Leuenberger also heard about ICIPE's forest conservation activities. Deforestation is a huge concern in Kenya where forests now cover only 1.8 per cent of the entire territory.
"To prevent families turning trees into charcoal, we promote income-generating activities like the production of wild silk and beekeeping to empower communities, exploit forests in a sustainable manner and improve livelihoods," said Borgemeister.
Leuenberger later held talks with the Kenyan president at State House in the capital, Nairobi, and attended the signing of a joint investment protection agreement by Kenyan Finance Minister Amos Kimunya and the Swiss ambassador to Kenya, George Martin.
"This agreement will strengthen economic cooperation between both countries and encourage favourable conditions for direct investment," said a Kenyan government spokesman.
"It is particularly significant as it's a message to Swiss investors that they will enjoy full protection here in Kenya."
Leuenberger used his visit to underline the importance of giving development aid to Africa.

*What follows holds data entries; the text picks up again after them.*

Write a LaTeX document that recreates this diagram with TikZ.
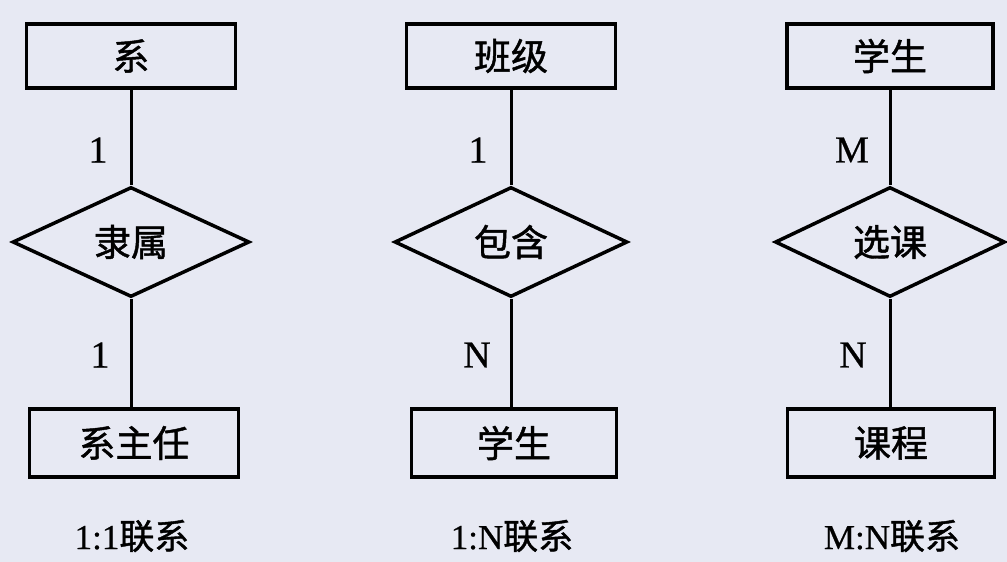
\documentclass[tikz,border=0pt]{standalone}
\usepackage{fontspec}
\setmainfont[FakeBold=0.6]{Liberation Serif}
\newfontfamily\cjk[FakeBold=1.2]{Noto Sans CJK SC}
\usetikzlibrary{shapes.geometric}
\definecolor{bg}{HTML}{E7E9F3}
\tikzset{
  ent/.style={draw, line width=3.5pt, minimum width=209pt, minimum height=64pt, inner sep=0pt, font=\cjk\fontsize{37}{37}\selectfont},
  rel/.style={draw, diamond, aspect=2.15, line width=3.5pt, inner sep=0pt, font=\cjk\fontsize{37}{37}\selectfont},
  card/.style={font=\fontsize{38}{38}\selectfont},
  captiontext/.style={font=\fontsize{35}{35}\selectfont},
  conn/.style={line width=3pt},
}
\begin{document}
\begin{tikzpicture}[x=1pt,y=-1pt]
\fill[bg] (0,0) rectangle (1007,562);
\useasboundingbox (0,0) rectangle (1007,562);
% column 1
\node[ent] (a1) at (131,56) {系};
\node[rel, minimum width=237pt, minimum height=110pt] (r1) at (131,242) {隶属};
\node[ent, minimum height=68pt] (b1) at (134,443) {系主任};
\draw[conn] (a1.south) -- (r1.north);
\draw[conn] (r1.south) -- (b1.north -| r1.south);
\node[card] (c1a) at (98,150) {1};
\node[card] (c1b) at (100,355) {1};
\node[captiontext] (t1) at (132,536) {1:1{\cjk 联系}};
% column 2
\node[ent] (a2) at (511,56) {班级};
\node[rel, minimum width=233pt, minimum height=110pt] (r2) at (511,242) {包含};
\node[ent, minimum width=205pt, minimum height=68pt] (b2) at (514,443) {学生};
\draw[conn] (a2.south) -- (r2.north);
\draw[conn] (r2.south) -- (b2.north -| r2.south);
\node[card] (c2a) at (478,150) {1};
\node[card] (c2b) at (477,355) {N};
\node[captiontext] (t2) at (512,536) {1:N{\cjk 联系}};
% column 3
\node[ent, minimum width=206pt] (a3) at (890,56) {学生};
\node[rel, minimum width=230pt, minimum height=110pt] (r3) at (890,242) {选课};
\node[ent, minimum width=207pt, minimum height=68pt] (b3) at (891,443) {课程};
\draw[conn] (a3.south) -- (r3.north);
\draw[conn] (r3.south) -- (b3.north -| r3.south);
\node[card] (c3a) at (852,150) {M};
\node[card] (c3b) at (853,355) {N};
\node[captiontext] (t3) at (892,536) {M:N{\cjk 联系}};
\end{tikzpicture}
\end{document}
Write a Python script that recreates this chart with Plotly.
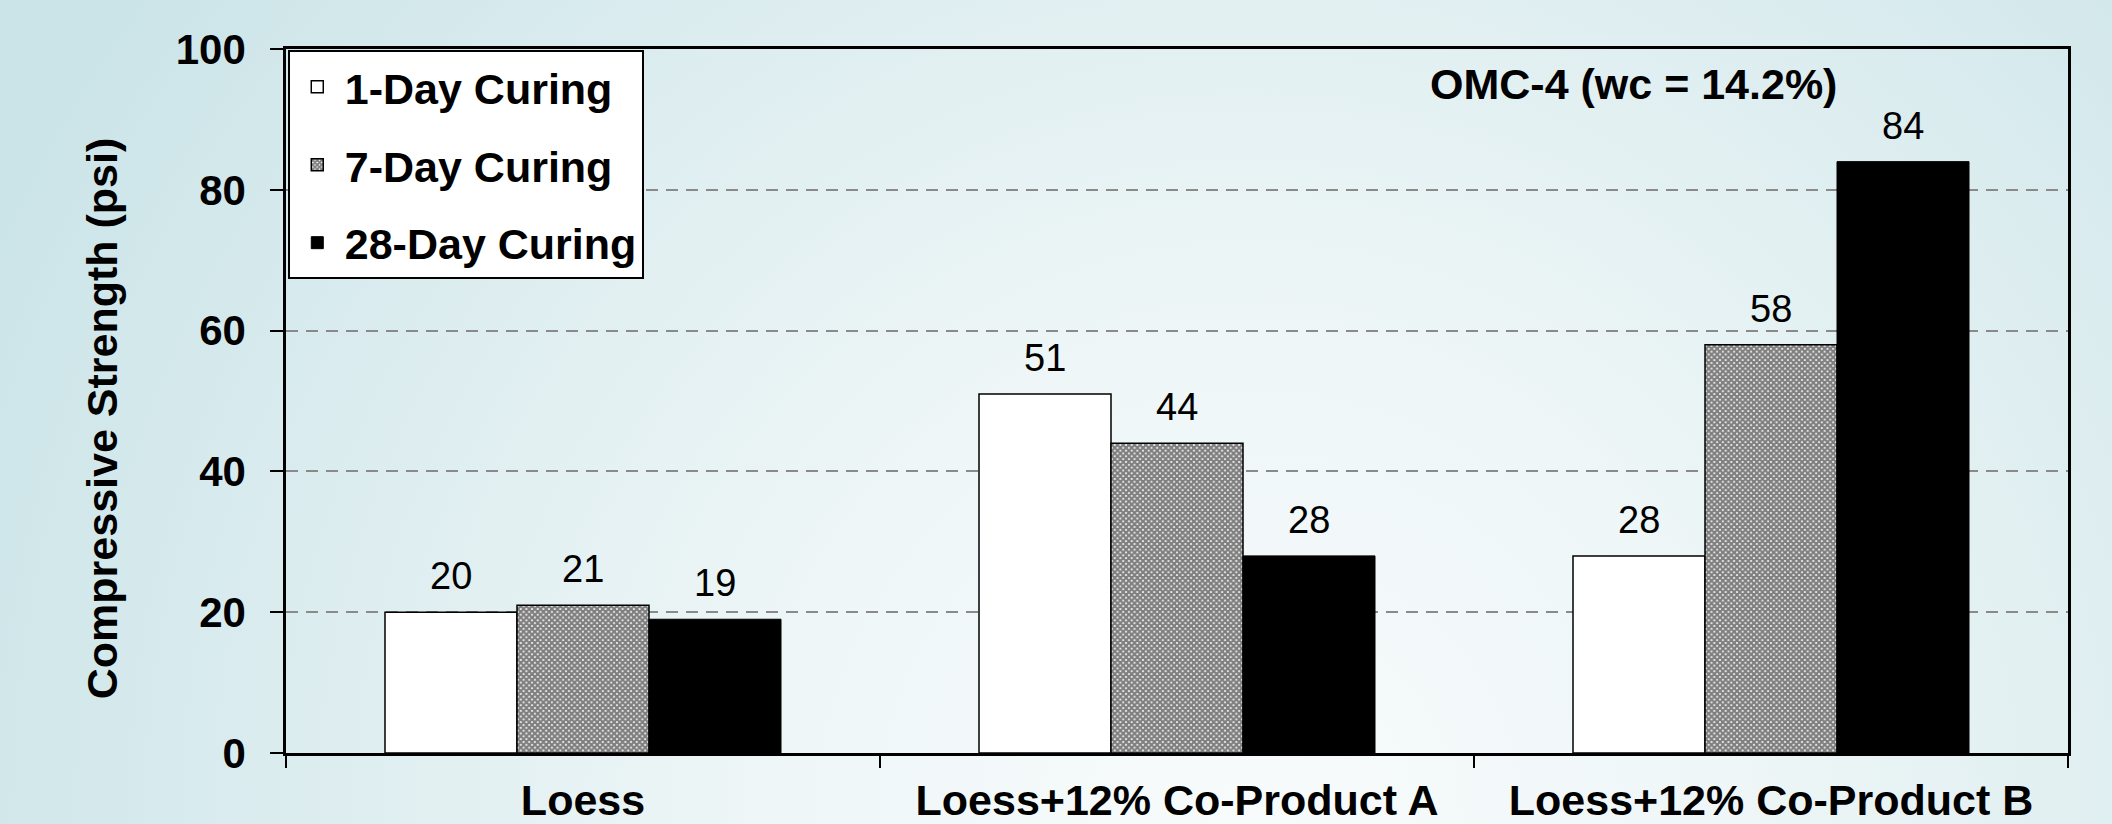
import base64
import plotly.graph_objects as go

# --- data -------------------------------------------------------------
categories = ["Loess", "Loess+12% Co-Product A", "Loess+12% Co-Product B"]
series_names = ["1-Day Curing", "7-Day Curing", "28-Day Curing"]
day1 = [20, 51, 28]
day7 = [21, 44, 58]
day28 = [19, 28, 84]
y_ticks = [0, 20, 40, 60, 80, 100]

# --- layout constants -------------------------------------------------
W, H = 2112, 824
M_L, M_R, M_T, M_B = 286, 44, 49, 71
PLOT_W = W - M_L - M_R
PLOT_H = H - M_T - M_B
FONT = "Arial, Liberation Sans, sans-serif"
BARGAP = 1 / 3
N_SERIES = 3

# soft radial background wash
svg = f"""<svg xmlns='http://www.w3.org/2000/svg' width='{W}' height='{H}'>
<defs><radialGradient id='g' gradientUnits='userSpaceOnUse' cx='1250' cy='824' r='1400'>
<stop offset='0' stop-color='#f8fbfc'/><stop offset='0.35' stop-color='#eef6f7'/>
<stop offset='1' stop-color='#cbe4e8'/></radialGradient></defs>
<rect width='{W}' height='{H}' fill='url(#g)'/></svg>"""
bg_uri = "data:image/svg+xml;base64," + base64.b64encode(svg.encode()).decode()

styles = [
    dict(color="white", line=dict(color="black", width=1.5)),
    dict(color="white", line=dict(color="black", width=1.5),
         pattern=dict(shape="x", fgcolor="black", bgcolor="white", size=4, solidity=0.8)),
    dict(color="black", line=dict(color="black", width=1)),
]

fig = go.Figure()
for i, (name, vals) in enumerate(zip(series_names, [day1, day7, day28])):
    fig.add_trace(go.Bar(
        x=categories, y=vals, name=name, marker=styles[i],
        legendgroup=name, hoverinfo="x+y+name",
    ))

# value labels above each bar
bar_w = (1 - BARGAP) / N_SERIES
annotations = []
for i, vals in enumerate([day1, day7, day28]):
    offset = (i - (N_SERIES - 1) / 2) * bar_w
    for j, v in enumerate(vals):
        annotations.append(dict(
            x=j + offset, y=v, xref="x", yref="y", text=str(v), showarrow=False,
            yanchor="middle", yshift=36,
            font=dict(family=FONT, size=38, color="black"),
        ))

annotations.append(dict(
    x=0.756, y=0.950, xref="paper", yref="paper", text="<b>OMC-4 (wc = 14.2%)</b>",
    showarrow=False, xanchor="center", yanchor="middle",
    font=dict(family=FONT, size=43, color="black"),
))
annotations.append(dict(
    x=(102 - M_L) / PLOT_W, y=0.4755, xref="paper", yref="paper",
    text="<b>Compressive Strength (psi)</b>", textangle=-90, showarrow=False,
    xanchor="center", yanchor="middle",
    font=dict(family=FONT, size=43, color="black"),
))

fig.update_layout(
    width=W, height=H,
    margin=dict(l=M_L, r=M_R, t=M_T, b=M_B, autoexpand=False),
    paper_bgcolor="#e4f1f3",
    plot_bgcolor="rgba(0,0,0,0)",
    barmode="group", bargap=BARGAP, bargroupgap=0,
    font=dict(family=FONT, color="black"),
    showlegend=True,
    legend=dict(
        x=0.001, y=0.998, xanchor="left", yanchor="top",
        bgcolor="white", bordercolor="black", borderwidth=2,
        font=dict(family=FONT, size=43, color="black", weight="bold"),
        traceorder="grouped", tracegroupgap=19, itemwidth=45,
    ),
    annotations=annotations,
    images=[dict(
        source=bg_uri, xref="paper", yref="paper",
        x=-M_L / PLOT_W, y=1 + M_T / PLOT_H,
        sizex=W / PLOT_W, sizey=H / PLOT_H,
        xanchor="left", yanchor="top", sizing="stretch", layer="below",
    )],
)

fig.update_xaxes(
    type="category", categoryorder="array", categoryarray=categories,
    tickson="boundaries", ticks="outside", ticklen=12, tickwidth=2, tickcolor="black",
    showline=True, linecolor="black", linewidth=2.5, mirror=True,
    showgrid=False, zeroline=False,
    tickfont=dict(family=FONT, size=43, color="black", weight="bold"),
    ticklabelstandoff=8,
)
fig.update_yaxes(
    range=[0, 100], tickvals=y_ticks, ticktext=[str(t) for t in y_ticks],
    ticks="outside", ticklen=13, tickwidth=2, tickcolor="black",
    showline=True, linecolor="black", linewidth=2.5, mirror=True,
    showgrid=True, gridcolor="#8a8a8a", gridwidth=2, griddash="12px,8px",
    zeroline=False,
    tickfont=dict(family=FONT, size=42, color="black", weight="bold"),
    ticklabelstandoff=16,
)

fig.write_html("out.html")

"We cannot allow ourselves not to help," he said, referring to the extreme poverty and climate change the continent is undergoing.
The day ended with a lively visit to Gentiana primary school in the slum district of Kwangware in Nairobi, founded by the Swiss former journalist Peter Baumgartner and supported by Caritas Switzerland and the Leopold-Bachmann Foundation.
swissinfo, Simon Bradley in Kenya
Swiss development aid to Africa in 2005: SFr392.4 million ($314.3 million).
Switzerland donates SFr1.3 million to ICIPE annually.
Swiss President Moritz Leuenberger is visiting Kenya and Ethiopia from November 13 to 17.
The 12th UN Climate Conference in Nairobi runs until November 17.
Around 6,000 delegates and observers from 190 countries are attending the two-week summit.
Switzerland was the 110th country to ratify the Kyoto Protocol in 2003.